Clipboard Replacing Malware
It’s always wise to double- and tripe-check and crypto addresses before hitting send, just in case there is a typo. But it is even more important to do so if you have copy-pasted the address.
Some types of malware infiltrate clipboards on computers, so when you copy an address, a different address is pasted.
This diverts funds to hackers who coded the malware, leaving users out of funds and out of luck.
Paid Group Leaders
Another type of scam plaguing the cryptocurrency space isn’t always as obvious as the others.
These scammers often mean well, but get in over their heads and lose control. Others start off with poor intent and a premeditated plan to steal funds from users.

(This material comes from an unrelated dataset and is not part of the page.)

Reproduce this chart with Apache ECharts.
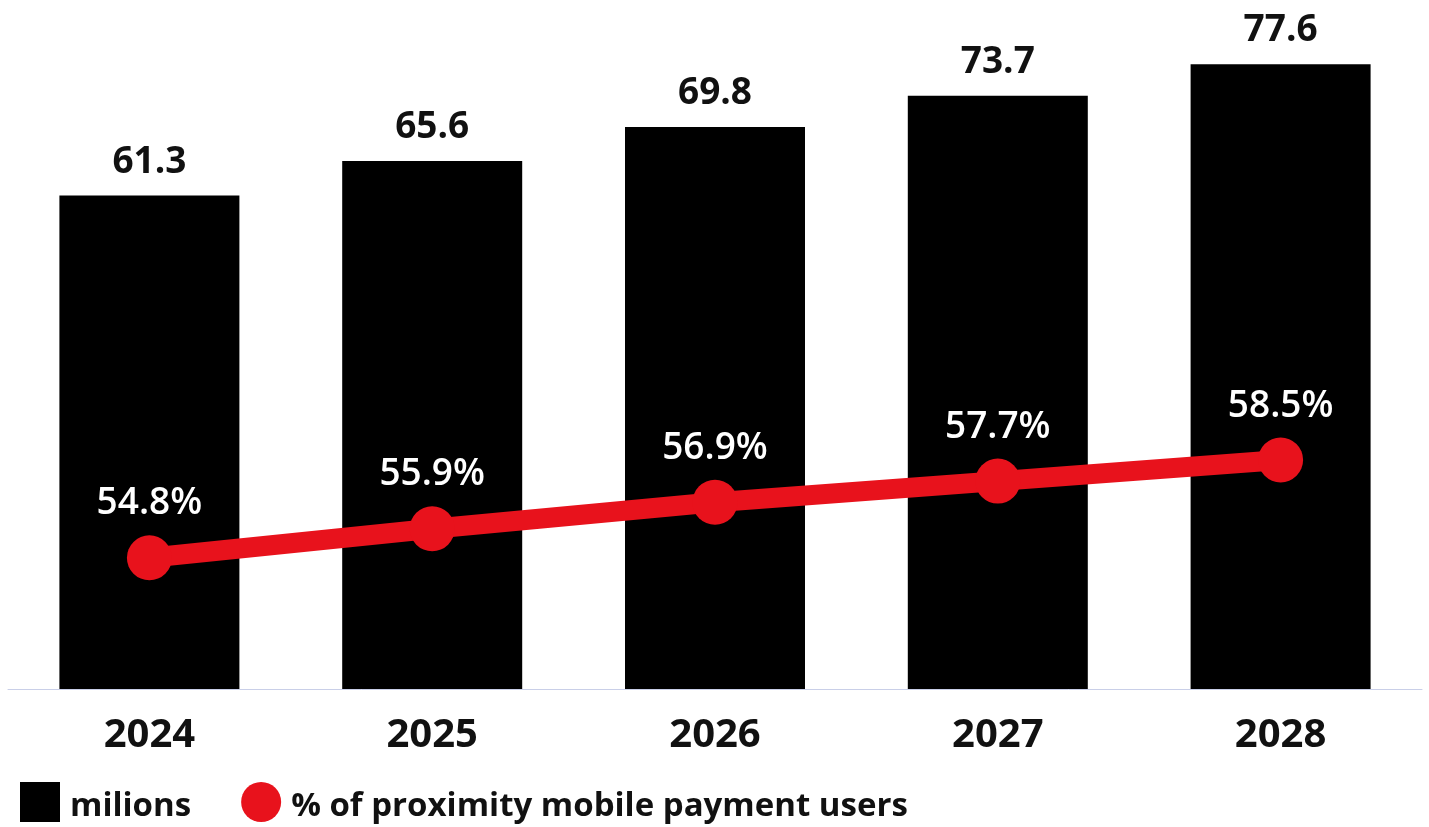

Online crypto traders boasting about their winning trades and sharing successful charts after moves played out are sure signs of a “Paid Group Leader.” Earning a fee for giving advice to others, seals the deal.
These types of traders aren’t always scammers, but finding those that aren’t is equivalent to a needle in a haystack. These traders take the money of newbies, offering them trading advice in exchange.
In time, either the truth comes out that the trader isn’t what they were cracked up to be, or they simply don’t ever supply paying subscribers with a value that equals the cost of tuition.
Whatever the scam, it is best to take a step back and pay close attention when dealing with anything Bitcoin-related.